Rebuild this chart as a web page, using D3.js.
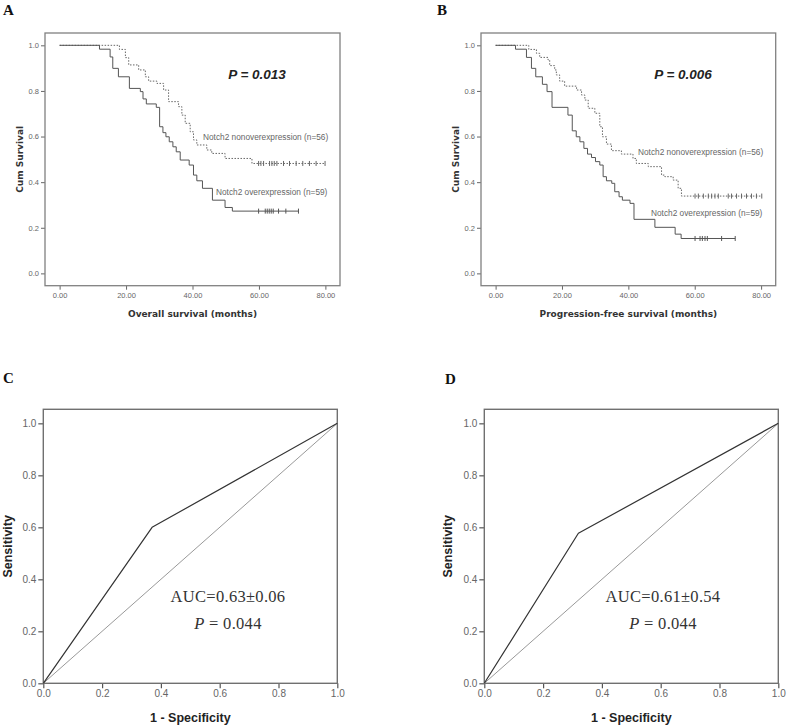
<!DOCTYPE html>
<html>
<head>
<meta charset="utf-8">
<script src="https://cdn.jsdelivr.net/npm/d3@7"></script>
<style>
  body { margin: 0; background: #fff; }
  svg { display: block; }
</style>
</head>
<body>
<script>
// ---------------- DATA ----------------
// Panel A: overall survival (months)
const osOverTimes = [0, 12.0, 15.2, 16.0, 17.7, 21.0, 24.3, 25.1, 26.1, 29.1, 30.1, 31.1, 32.0, 33.0, 34.1, 35.1, 36.3, 39.0, 40.3, 41.3, 43.0, 46.0, 49.8, 52.0];
const osOverSurv  = [1.0, 0.983, 0.949, 0.899, 0.862, 0.811, 0.797, 0.765, 0.743, 0.728, 0.643, 0.617, 0.599, 0.577, 0.555, 0.533, 0.497, 0.475, 0.431, 0.406, 0.373, 0.321, 0.289, 0.273];
const osOverEnd = 71.9;
const osOverCensor = [59.9, 61.9, 62.5, 63.1, 63.7, 64.3, 65.9, 68.1, 71.9];

const osNonTimes = [0, 18.0, 19.8, 20.8, 23.8, 25.8, 26.8, 29.3, 31.3, 32.8, 35.8, 36.8, 37.8, 39.3, 40.3, 41.3, 44.3, 45.8, 49.8, 57.9];
const osNonSurv  = [1.0, 0.982, 0.946, 0.914, 0.892, 0.862, 0.843, 0.833, 0.804, 0.753, 0.731, 0.694, 0.658, 0.621, 0.585, 0.563, 0.541, 0.526, 0.504, 0.482];
const osNonEnd = 79.9;
const osNonCensor = [59.9, 60.6, 61.4, 63.2, 63.9, 64.6, 65.4, 67.4, 69.2, 71.2, 73.2, 75.2, 77.2, 79.9];

// Panel B: progression-free survival (months)
const pfsOverTimes = [0, 6.0, 9.3, 10.8, 12.1, 14.1, 15.5, 17.0, 21.8, 23.1, 24.3, 25.4, 26.6, 27.7, 28.9, 30.1, 31.4, 32.4, 33.4, 35.0, 35.9, 37.2, 38.2, 40.5, 41.7, 48.0, 54.1, 55.9];
const pfsOverSurv  = [1.0, 0.983, 0.947, 0.899, 0.862, 0.829, 0.797, 0.728, 0.694, 0.625, 0.599, 0.577, 0.548, 0.523, 0.508, 0.490, 0.475, 0.424, 0.406, 0.395, 0.358, 0.336, 0.321, 0.307, 0.237, 0.202, 0.172, 0.153];
const pfsOverEnd = 72.2;
const pfsOverCensor = [60.1, 61.6, 62.3, 63.1, 63.8, 68.1, 72.2];

const pfsNonTimes = [0, 10.0, 12.3, 13.3, 15.8, 16.3, 17.8, 18.3, 19.3, 20.8, 24.4, 25.9, 26.9, 27.9, 29.9, 31.4, 32.2, 33.4, 34.9, 37.9, 41.4, 42.4, 46.0, 50.0, 51.0, 53.5, 55.0, 56.0];
const pfsNonSurv  = [1.0, 0.982, 0.965, 0.947, 0.936, 0.911, 0.892, 0.870, 0.843, 0.821, 0.804, 0.782, 0.760, 0.724, 0.702, 0.643, 0.599, 0.567, 0.538, 0.523, 0.504, 0.482, 0.468, 0.431, 0.424, 0.409, 0.373, 0.339];
const pfsNonEnd = 80.2;
const pfsNonCensor = [60.1, 61.1, 62.6, 64.1, 65.1, 66.1, 67.1, 70.1, 71.1, 72.6, 74.1, 75.6, 77.1, 78.6, 80.2];

const kmXTicks = [0, 20, 40, 60, 80];
const kmYTicks = [0, 0.2, 0.4, 0.6, 0.8, 1.0];

// Panels C, D: ROC curves (1 - specificity, sensitivity)
const rocC_fpr = [0, 0.37, 1.0];
const rocC_tpr = [0, 0.60, 1.0];
const rocD_fpr = [0, 0.32, 1.0];
const rocD_tpr = [0, 0.577, 1.0];
const refLine = [0, 1];
const rocTicks = [0, 0.2, 0.4, 0.6, 0.8, 1.0];

// ---------------- DRAW ----------------
const svg = d3.select("body").append("svg").attr("width", 787).attr("height", 727);
svg.append("rect").attr("width", 787).attr("height", 727).attr("fill", "#fff");

function panelLetter(txt, x, y) {
  svg.append("text").attr("x", x).attr("y", y)
    .attr("font-family", "'Liberation Serif', 'Times New Roman', serif")
    .attr("font-weight", "bold").attr("font-size", 15).attr("fill", "#111")
    .text(txt);
}

function kmPanel(cfg) {
  const g = svg.append("g");
  const x = d3.scaleLinear().domain([-4.4, 84.4]).range([cfg.left, cfg.right]);
  const y = d3.scaleLinear().domain([-0.054, 1.054]).range([cfg.bottom, cfg.top]);

  const xAxis = d3.axisBottom(x).tickValues(kmXTicks).tickFormat(d3.format(".2f")).tickSize(4).tickSizeOuter(0).tickPadding(3);
  const yAxis = d3.axisLeft(y).tickValues(kmYTicks).tickFormat(d3.format(".1f")).tickSize(4).tickSizeOuter(0).tickPadding(2);
  const gx = g.append("g").attr("transform", `translate(0,${cfg.bottom})`).call(xAxis);
  const gy = g.append("g").attr("transform", `translate(${cfg.left},0)`).call(yAxis);
  [gx, gy].forEach(a => {
    a.select(".domain").remove();
    a.selectAll(".tick line").attr("stroke", "#666").attr("stroke-width", 1);
    a.selectAll(".tick text").attr("fill", "#666").attr("font-size", 7.5)
      .attr("font-family", "'Liberation Sans', Arial, sans-serif");
  });

  g.append("rect").attr("x", cfg.left).attr("y", cfg.top)
    .attr("width", cfg.right - cfg.left).attr("height", cfg.bottom - cfg.top)
    .attr("fill", "none").attr("stroke", "#808080").attr("stroke-width", 1.3);

  const line = d3.line().x(d => x(d[0])).y(d => y(d[1])).curve(d3.curveStepAfter);

  cfg.series.forEach(s => {
    const pts = s.times.map((t, i) => [t, s.surv[i]]);
    pts.push([s.end, s.surv[s.surv.length - 1]]);
    g.append("path").attr("d", line(pts)).attr("fill", "none")
      .attr("stroke", s.color).attr("stroke-width", 1)
      .attr("stroke-dasharray", s.dash || null);
    const last = s.surv[s.surv.length - 1];
    g.selectAll(null).data(s.censor).enter().append("line")
      .attr("x1", d => x(d)).attr("x2", d => x(d))
      .attr("y1", y(last) - 2.5).attr("y2", y(last) + 2.5)
      .attr("stroke", s.color).attr("stroke-width", 1);
    g.append("text").attr("x", s.labelX).attr("y", s.labelY)
      .attr("dominant-baseline", "middle")
      .attr("font-family", "'Liberation Sans', Arial, sans-serif")
      .attr("font-size", 8.3).attr("fill", "#666").text(s.label);
  });

  g.append("text").attr("x", (cfg.left + cfg.right) / 2).attr("y", 317)
    .attr("text-anchor", "middle")
    .attr("font-family", "'DejaVu Sans', Verdana, sans-serif")
    .attr("font-weight", "bold").attr("font-size", 9).attr("fill", "#333")
    .text(cfg.xTitle);
  g.append("text")
    .attr("transform", `translate(${cfg.yTitleX},${(cfg.top + cfg.bottom) / 2}) rotate(-90)`)
    .attr("text-anchor", "middle").attr("dominant-baseline", "middle")
    .attr("font-family", "'DejaVu Sans', Verdana, sans-serif")
    .attr("font-weight", "bold").attr("font-size", 9).attr("fill", "#333")
    .text("Cum Survival");

  g.append("text").attr("x", cfg.pX).attr("y", 75)
    .attr("text-anchor", "middle").attr("dominant-baseline", "middle")
    .attr("font-family", "'Liberation Sans', Arial, sans-serif")
    .attr("font-weight", "bold").attr("font-style", "italic")
    .attr("font-size", 13.5).attr("fill", "#222").text(cfg.pText);
}

function rocPanel(cfg) {
  const g = svg.append("g");
  const x = d3.scaleLinear().domain([0, 1]).range([cfg.left, cfg.right]);
  const y = d3.scaleLinear().domain([0, 1.054]).range([cfg.bottom, cfg.top]);

  const xAxis = d3.axisBottom(x).tickValues(rocTicks).tickFormat(d3.format(".1f")).tickSize(5).tickSizeOuter(0).tickPadding(2);
  const yAxis = d3.axisLeft(y).tickValues(rocTicks).tickFormat(d3.format(".1f")).tickSize(5).tickSizeOuter(0).tickPadding(2);
  const gx = g.append("g").attr("transform", `translate(0,${cfg.bottom})`).call(xAxis);
  const gy = g.append("g").attr("transform", `translate(${cfg.left},0)`).call(yAxis);
  [gx, gy].forEach(a => {
    a.select(".domain").remove();
    a.selectAll(".tick line").attr("stroke", "#555").attr("stroke-width", 1.2);
    a.selectAll(".tick text").attr("fill", "#666").attr("font-size", 10)
      .attr("font-family", "'Liberation Sans', Arial, sans-serif");
  });

  g.append("rect").attr("x", cfg.left).attr("y", cfg.top)
    .attr("width", cfg.right - cfg.left).attr("height", cfg.bottom - cfg.top)
    .attr("fill", "none").attr("stroke", "#707070").attr("stroke-width", 1.4);

  const line = d3.line().x(d => x(d[0])).y(d => y(d[1]));
  g.append("path").attr("d", line(refLine.map(v => [v, v])))
    .attr("fill", "none").attr("stroke", "#999").attr("stroke-width", 1);
  g.append("path").attr("d", line(cfg.fpr.map((v, i) => [v, cfg.tpr[i]])))
    .attr("fill", "none").attr("stroke", "#333").attr("stroke-width", 1.2)
    .attr("stroke-linejoin", "round");

  g.append("text").attr("x", (cfg.left + cfg.right) / 2).attr("y", 722)
    .attr("text-anchor", "middle")
    .attr("font-family", "'Liberation Sans', Arial, sans-serif")
    .attr("font-weight", "bold").attr("font-size", 12.5).attr("fill", "#222")
    .text("1 - Specificity");
  g.append("text")
    .attr("transform", `translate(${cfg.yTitleX},${(cfg.top + cfg.bottom) / 2}) rotate(-90)`)
    .attr("text-anchor", "middle").attr("dominant-baseline", "middle")
    .attr("font-family", "'Liberation Sans', Arial, sans-serif")
    .attr("font-weight", "bold").attr("font-size", 12.5).attr("fill", "#222")
    .text("Sensitivity");

  g.append("text").attr("x", cfg.textX).attr("y", 598)
    .attr("text-anchor", "middle").attr("dominant-baseline", "middle")
    .attr("font-family", "'Liberation Serif', 'Times New Roman', serif")
    .attr("font-size", 16.5).attr("fill", "#333").attr("letter-spacing", 0.3)
    .text(cfg.auc);
  const p = g.append("text").attr("x", cfg.textX).attr("y", 625)
    .attr("text-anchor", "middle").attr("dominant-baseline", "middle")
    .attr("font-family", "'Liberation Serif', 'Times New Roman', serif")
    .attr("font-size", 16.5).attr("fill", "#333").attr("letter-spacing", 0.3);
  p.append("tspan").attr("font-style", "italic").text("P");
  p.append("tspan").text(" = 0.044");
}

panelLetter("A", 3, 15);
panelLetter("B", 437, 15);
panelLetter("C", 3, 383);
panelLetter("D", 445, 384);

kmPanel({
  left: 45, right: 340, top: 33, bottom: 285.7, yTitleX: 20, pX: 257, pText: "P = 0.013",
  xTitle: "Overall survival (months)",
  series: [
    { times: osNonTimes, surv: osNonSurv, end: osNonEnd, censor: osNonCensor, color: "#666", dash: "1.5,1.5",
      label: "Notch2 nonoverexpression (n=56)", labelX: 203, labelY: 138 },
    { times: osOverTimes, surv: osOverSurv, end: osOverEnd, censor: osOverCensor, color: "#555",
      label: "Notch2 overexpression (n=59)", labelX: 216, labelY: 193 }
  ]
});

kmPanel({
  left: 481, right: 775.7, top: 33, bottom: 285.7, yTitleX: 456, pX: 683, pText: "P = 0.006",
  xTitle: "Progression-free survival (months)",
  series: [
    { times: pfsNonTimes, surv: pfsNonSurv, end: pfsNonEnd, censor: pfsNonCensor, color: "#666", dash: "1.5,1.5",
      label: "Notch2 nonoverexpression (n=56)", labelX: 638, labelY: 153 },
    { times: pfsOverTimes, surv: pfsOverSurv, end: pfsOverEnd, censor: pfsOverCensor, color: "#555",
      label: "Notch2 overexpression (n=59)", labelX: 651, labelY: 214 }
  ]
});

rocPanel({ left: 43.3, right: 337.3, top: 409.3, bottom: 683.3, yTitleX: 9, textX: 228,
  fpr: rocC_fpr, tpr: rocC_tpr, auc: "AUC=0.63±0.06" });
rocPanel({ left: 484.3, right: 778.3, top: 409.3, bottom: 683.3, yTitleX: 449, textX: 663,
  fpr: rocD_fpr, tpr: rocD_tpr, auc: "AUC=0.61±0.54" });
</script>
</body>
</html>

PROBLEM DESCRIPTION -
Restate the data word for word from its first line through the line with "75.2, 77.2, 79.9];", leaving out any picture along the way.

THE REPLY -
Rebuild this chart as a web page, using D3.js.
<!DOCTYPE html>
<html>
<head>
<meta charset="utf-8">
<script src="https://cdn.jsdelivr.net/npm/d3@7"></script>
<style>
  body { margin: 0; background: #fff; }
  svg { display: block; }
</style>
</head>
<body>
<script>
// ---------------- DATA ----------------
// Panel A: overall survival (months)
const osOverTimes = [0, 12.0, 15.2, 16.0, 17.7, 21.0, 24.3, 25.1, 26.1, 29.1, 30.1, 31.1, 32.0, 33.0, 34.1, 35.1, 36.3, 39.0, 40.3, 41.3, 43.0, 46.0, 49.8, 52.0];
const osOverSurv  = [1.0, 0.983, 0.949, 0.899, 0.862, 0.811, 0.797, 0.765, 0.743, 0.728, 0.643, 0.617, 0.599, 0.577, 0.555, 0.533, 0.497, 0.475, 0.431, 0.406, 0.373, 0.321, 0.289, 0.273];
const osOverEnd = 71.9;
const osOverCensor = [59.9, 61.9, 62.5, 63.1, 63.7, 64.3, 65.9, 68.1, 71.9];

const osNonTimes = [0, 18.0, 19.8, 20.8, 23.8, 25.8, 26.8, 29.3, 31.3, 32.8, 35.8, 36.8, 37.8, 39.3, 40.3, 41.3, 44.3, 45.8, 49.8, 57.9];
const osNonSurv  = [1.0, 0.982, 0.946, 0.914, 0.892, 0.862, 0.843, 0.833, 0.804, 0.753, 0.731, 0.694, 0.658, 0.621, 0.585, 0.563, 0.541, 0.526, 0.504, 0.482];
const osNonEnd = 79.9;
const osNonCensor = [59.9, 60.6, 61.4, 63.2, 63.9, 64.6, 65.4, 67.4, 69.2, 71.2, 73.2, 75.2, 77.2, 79.9];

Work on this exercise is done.